Unas 20.000 mujeres mueren cada año a manos de sus familiares en todo el mundo, víctimas de los denominados “crímenes de honor”. Son tiroteadas, apuñaladas, degolladas, lapidadas, envenenadas, decapitadas, electrocutadas, quemadas o enterradas vivas como castigo a su comportamiento, entendido como impío, inmoral, indecente o pervertido. Sólo su sangre, dicen sus asesinos, puede limpiar la reputación del clan. El delito de estas mujeres es su valentía: la de contravenir la tradición y la costumbre, bien sea defendiendo su derecho a vestir de una manera, a estudiar una carrera, a dedicarse a un empleo mal visto entre los suyos, o eligiendo una vida sentimental y sexual libre, renegando de los matrimonios forzados, de las alianzas que se tornan en palizas e insultos, de las expectativas de su comunidad.
Cariño y oxígeno es lo que buscaba Tamar Zeidan, una joven de 32 años asesinada en diciembre en una tierra, Palestina, donde las muertes por honor se han duplicado en un año, pasando de las 13 de 2012 a las 27 del pasado 2013. Van cinco en lo que llevamos de año. Su caso aún se narra en voz baja en su pueblo de Deir Al Ghusun, poco más de 8.000 habitantes, cerca de Tulkarem (Cisjordania). Su padre, Munther, la estranguló mientras dormía la siesta. Lo hizo después de que se colgara en las cinco mezquitas del pueblo un comunicado, firmado por 51 allegados, en el que se exigía “el restablecimiento de la moral” en la familia tras los “actos vergonzosos e indignantes” que Tamar había protagonizado.
La joven, casada a la fuerza a los 15 años, llevaba cuatro años divorciada y había regresado a su hogar paterno tras tener que renunciar a la custodia de sus tres hijos.

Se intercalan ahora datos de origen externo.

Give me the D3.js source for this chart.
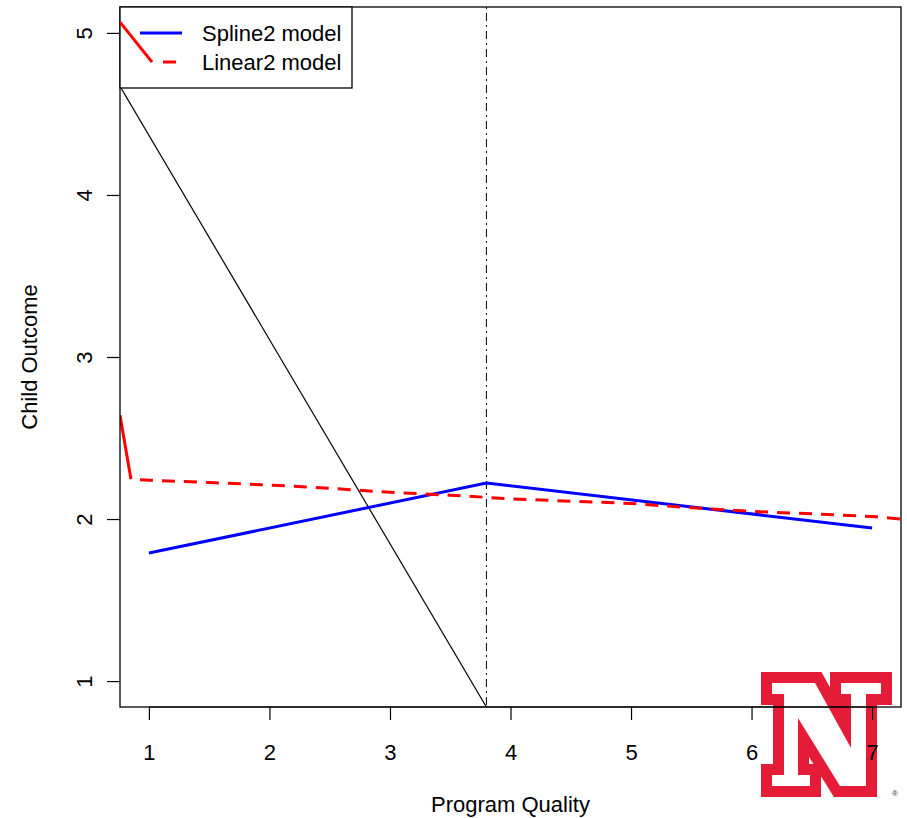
<!DOCTYPE html>
<html>
<head>
<meta charset="utf-8">
<script src="https://cdn.jsdelivr.net/npm/d3@7"></script>
<style>
  body { margin: 0; background: #fff; }
  svg { display: block; font-family: Arial, "Liberation Sans", sans-serif; }
</style>
</head>
<body>
<div id="chart"></div>
<script>
const W = 907, H = 818
const PLOT = { LEFT: 120, RIGHT: 901, TOP: 7, BOTTOM: 707 }

// data
const xTicks = [1, 2, 3, 4, 5, 6, 7]
const yTicks = [1, 2, 3, 4, 5]
const knot = 3.8

const splineX = [1, 3.8, 7]
const splineY = [1.79, 2.222, 1.945]

const linearX = [0.851, 1.0, 1.5, 2.0, 2.5, 3.0, 3.5, 4.0, 4.5, 5.0, 5.5, 6.0, 6.5, 7.0, 7.24]
const linearY = [2.246, 2.24, 2.225, 2.21, 2.19, 2.165, 2.147, 2.125, 2.11, 2.096, 2.07, 2.047, 2.032, 2.015, 2.0]

const refLineX = [0.76, 3.8]
const refLineY = [4.67, 0.84]

const stubTopX = [0.76, 1.026]
const stubTopY = [5.067, 4.82]
const stubLeftX = [0.76, 0.851]
const stubLeftY = [2.64, 2.246]

const legendLabels = ['Spline2 model', 'Linear2 model']

const svg = d3.select('#chart').append('svg')
  .attr('width', W)
  .attr('height', H)

const x = d3.scaleLinear().domain([0.76, 7.24]).range([PLOT.LEFT, PLOT.RIGHT])
const y = d3.scaleLinear().domain([0.84, 5.16]).range([PLOT.BOTTOM, PLOT.TOP])

const line = d3.line().x(d => x(d[0])).y(d => y(d[1]))
const pts = (xs, ys) => xs.map((v, i) => [v, ys[i]])

svg.append('clipPath').attr('id', 'clip')
  .append('rect')
    .attr('x', PLOT.LEFT).attr('y', PLOT.TOP)
    .attr('width', PLOT.RIGHT - PLOT.LEFT).attr('height', PLOT.BOTTOM - PLOT.TOP)

// logo (behind everything)
const logo = svg.append('g').attr('class', 'logo')
const nGlyph = [
  [772, 683], [815, 683], [851, 748], [851, 694], [841, 694], [841, 683], [881, 683],
  [881, 694], [866, 694], [866, 786], [840, 786], [798, 718], [798, 775], [810, 775],
  [810, 786], [772, 786], [772, 775], [784, 775], [784, 694], [772, 694]
]
logo.append('path')
  .attr('d', 'M' + nGlyph.map(p => p.join(',')).join('L') + 'Z')
  .attr('fill', '#fff')
  .attr('stroke', '#e41c38')
  .attr('stroke-width', 22)
  .attr('stroke-linejoin', 'miter')
  .attr('stroke-miterlimit', 4)
  .attr('paint-order', 'stroke')
logo.append('text')
  .attr('x', 895).attr('y', 796)
  .attr('font-size', 8)
  .attr('text-anchor', 'middle')
  .attr('fill', '#333')
  .text('®')

const plot = svg.append('g').attr('clip-path', 'url(#clip)')

plot.append('path')
  .attr('d', line(pts(refLineX, refLineY)))
  .attr('fill', 'none').attr('stroke', '#000').attr('stroke-width', 1.2)

plot.append('line')
  .attr('x1', x(knot)).attr('x2', x(knot))
  .attr('y1', PLOT.TOP).attr('y2', PLOT.BOTTOM)
  .attr('stroke', '#000').attr('stroke-width', 1)
  .attr('stroke-dasharray', '2,4,8,4')

plot.append('path')
  .attr('d', line(pts(splineX, splineY)))
  .attr('fill', 'none').attr('stroke', '#0000ff').attr('stroke-width', 3)

plot.append('path')
  .attr('d', line(pts(linearX, linearY)))
  .attr('fill', 'none').attr('stroke', '#ff0000').attr('stroke-width', 3)
  .attr('stroke-dasharray', '13,9').attr('stroke-dashoffset', 13)

plot.append('path')
  .attr('d', line(pts(stubLeftX, stubLeftY)))
  .attr('fill', 'none').attr('stroke', '#ff0000').attr('stroke-width', 3)

// axes
const xAxis = svg.append('g')
  .attr('transform', `translate(0, ${PLOT.BOTTOM})`)
  .call(d3.axisBottom(x).tickValues(xTicks).tickFormat(d3.format('d')).tickSize(13))
const yAxis = svg.append('g')
  .attr('transform', `translate(${PLOT.LEFT}, 0)`)
  .call(d3.axisLeft(y).tickValues(yTicks).tickFormat(d3.format('d')).tickSize(13))
;[xAxis, yAxis].forEach(g => {
  g.select('.domain').remove()
  g.selectAll('line').attr('stroke', '#000').attr('stroke-width', 1.2)
  g.selectAll('text').attr('font-size', 22).attr('fill', '#000').attr('font-family', 'Arial, "Liberation Sans", sans-serif')
})
xAxis.selectAll('text').attr('y', 53).attr('dy', null)
yAxis.selectAll('text')
  .attr('dy', null)
  .attr('x', 0)
  .attr('y', -28)
  .attr('text-anchor', 'middle')
  .attr('transform', 'rotate(-90)')

svg.append('line')
  .attr('x1', x(xTicks[0])).attr('x2', x(xTicks[xTicks.length - 1]))
  .attr('y1', PLOT.BOTTOM).attr('y2', PLOT.BOTTOM)
  .attr('stroke', '#000')

svg.append('rect')
  .attr('x', PLOT.LEFT).attr('y', PLOT.TOP)
  .attr('width', PLOT.RIGHT - PLOT.LEFT).attr('height', PLOT.BOTTOM - PLOT.TOP)
  .attr('fill', 'none').attr('stroke', '#000').attr('stroke-width', 1.3)

svg.append('text')
  .attr('x', (PLOT.LEFT + PLOT.RIGHT) / 2).attr('y', 812)
  .attr('font-size', 22).attr('text-anchor', 'middle')
  .text('Program Quality')

svg.append('text')
  .attr('transform', `translate(37, ${(PLOT.TOP + PLOT.BOTTOM) / 2}) rotate(-90)`)
  .attr('font-size', 22).attr('text-anchor', 'middle')
  .text('Child Outcome')

// legend
const legend = svg.append('g')
legend.append('rect')
  .attr('x', 120).attr('y', 7).attr('width', 232).attr('height', 81)
  .attr('fill', '#fff').attr('stroke', '#000').attr('stroke-width', 1.3)
legend.append('line')
  .attr('x1', 140).attr('x2', 182).attr('y1', 33).attr('y2', 33)
  .attr('stroke', '#0000ff').attr('stroke-width', 3)
legend.append('line')
  .attr('x1', 163).attr('x2', 176).attr('y1', 62).attr('y2', 62)
  .attr('stroke', '#ff0000').attr('stroke-width', 3)
legend.selectAll('text.lab')
  .data(legendLabels)
  .enter().append('text')
    .attr('class', 'lab')
    .attr('x', 202)
    .attr('y', (d, i) => 41 + i * 29)
    .attr('font-size', 22)
    .text(d => d)

svg.append('g').attr('clip-path', 'url(#clip)')
  .append('path')
    .attr('d', line(pts(stubTopX, stubTopY)))
    .attr('fill', 'none').attr('stroke', '#ff0000').attr('stroke-width', 3)
</script>
</body>
</html>
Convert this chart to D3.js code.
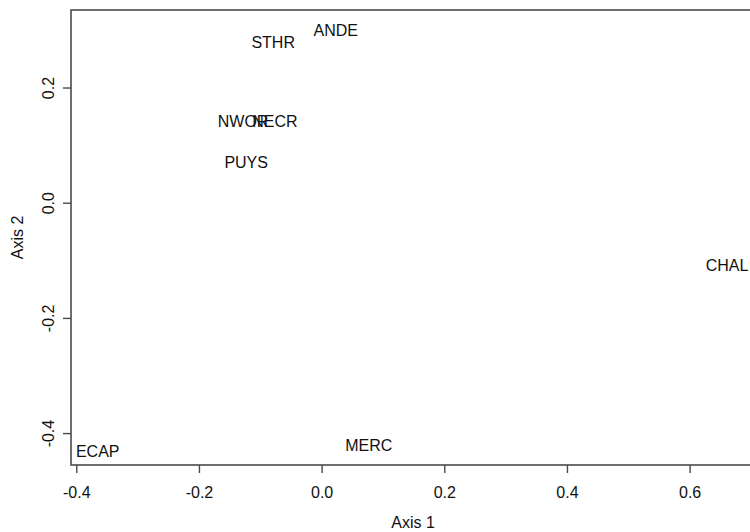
<!DOCTYPE html>
<meta charset="utf-8">
<style>
  body { margin: 0; background: #fff; }
  text { font-family: "Liberation Sans", Arial, sans-serif; fill: #111; }
</style>

<!-- Load d3.js -->
<script src="https://d3js.org/d3.v7.min.js"></script>

<!-- Create a div where the graph will take place -->
<div id="my_dataviz"></div>
<script>

// site labels and their ordination scores
var sites = ["STHR", "ANDE", "NWOR", "NECR", "PUYS", "ECAP", "MERC", "CHAL"];
var axis1 = [-0.079, 0.023, -0.128, -0.076, -0.123, -0.365, 0.077, 0.661];
var axis2 = [0.278, 0.299, 0.142, 0.142, 0.071, -0.432, -0.421, -0.109];

// tick labels
var xTicks = [-0.4, -0.2, 0.0, 0.2, 0.4, 0.6];
var yTicks = [-0.4, -0.2, 0.0, 0.2];

// set the dimensions of the page and the plot box
// (plot region runs a little past the right edge of the page)
var W = 750, H = 532;
var plotL = 71, plotT = 10, plotR = 755, plotB = 465;

var svg = d3.select("#my_dataviz")
  .append("svg")
    .attr("width", W)
    .attr("height", H);

var x = d3.scaleLinear()
  .domain([-0.4086, 0.7066])
  .range([plotL, plotR]);
var y = d3.scaleLinear()
  .domain([-0.4554, 0.3346])
  .range([plotB, plotT]);

// R style labels: plain hyphen for minus
var fmt = function(d) { return d3.format(".1f")(d).replace("\u2212", "-"); };

// box round the plot
svg.append("rect")
  .attr("x", plotL)
  .attr("y", plotT)
  .attr("width", plotR - plotL)
  .attr("height", plotB - plotT)
  .attr("fill", "none")
  .attr("stroke", "#4a4a4a")
  .attr("stroke-width", 1.6);

// X axis
var gx = svg.append("g")
  .attr("transform", "translate(0," + plotB + ")")
  .call(d3.axisBottom(x)
    .tickValues(xTicks)
    .tickFormat(fmt)
    .tickSize(8)
    .tickSizeOuter(0));
gx.select(".domain").remove();
gx.selectAll("line").attr("stroke", "#4a4a4a").attr("stroke-width", 1.4);
gx.selectAll("text")
  .attr("y", 27.7)
  .attr("dy", "0.36em")
  .style("font-size", "16px")
  .style("font-family", "Liberation Sans, Arial, sans-serif")
  .attr("fill", "#111");

// Y axis, labels turned like R does
var gy = svg.append("g")
  .attr("transform", "translate(" + plotL + ",0)")
  .call(d3.axisLeft(y)
    .tickValues(yTicks)
    .tickFormat(fmt)
    .tickSize(8)
    .tickSizeOuter(0));
gy.select(".domain").remove();
gy.selectAll("line").attr("stroke", "#4a4a4a").attr("stroke-width", 1.4);
gy.selectAll("text")
  .attr("x", 0)
  .attr("y", -23)
  .attr("dy", "0.36em")
  .attr("transform", "rotate(-90)")
  .style("text-anchor", "middle")
  .style("font-size", "16px")
  .style("font-family", "Liberation Sans, Arial, sans-serif")
  .attr("fill", "#111");

// axis titles
svg.append("text")
  .attr("x", (plotL + plotR) / 2)
  .attr("y", 522)
  .attr("dy", "0.36em")
  .attr("text-anchor", "middle")
  .style("font-size", "16px")
  .text("Axis 1");

svg.append("text")
  .attr("transform", "translate(17," + ((plotT + plotB) / 2) + ") rotate(-90)")
  .attr("dy", "0.36em")
  .attr("text-anchor", "middle")
  .style("font-size", "16px")
  .text("Axis 2");

// site labels drawn at their scores
svg.selectAll("text.site")
  .data(sites)
  .enter()
  .append("text")
    .attr("class", "site")
    .attr("x", function(d, i) { return x(axis1[i]); })
    .attr("y", function(d, i) { return y(axis2[i]); })
    .attr("dy", "0.36em")
    .attr("text-anchor", "middle")
    .style("font-size", "16px")
    .text(function(d) { return d; });

</script>
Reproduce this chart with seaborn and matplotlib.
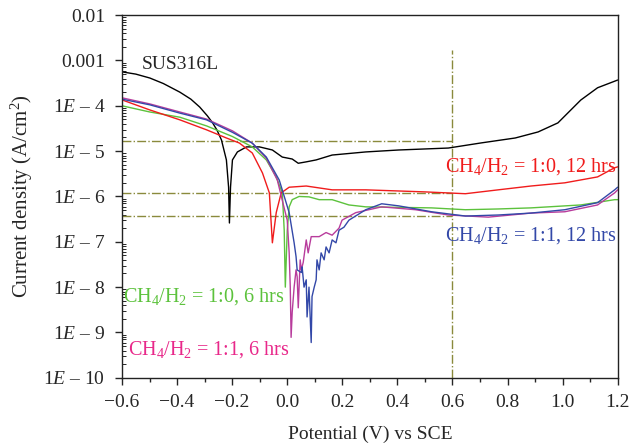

Desde el pasado verano, se había encontrado en algunas ocasiones con Iyad Nalweh, un hombre que la pretendía como segunda esposa. Iyad fue visto una noche a las puertas de la casa de Tamar. Unos vecinos se acercaron a atacarle o “proteger el honor” de la joven, según sus alegaciones ante la Policía. La disputa acabó con detenciones varias, Tamar exiliada en casa de su hermana en Ramala y un rumor, potente, que decía que la pareja llevaba tres días encerrada en la vivienda, sola, sin más testigos de sus actos. “Eso no es posible. Yo estaba ingresada en el hospital y ella estaba conmigo. Sé que era mentira”, relata su madre, Laila, con la voz ronca y cansada.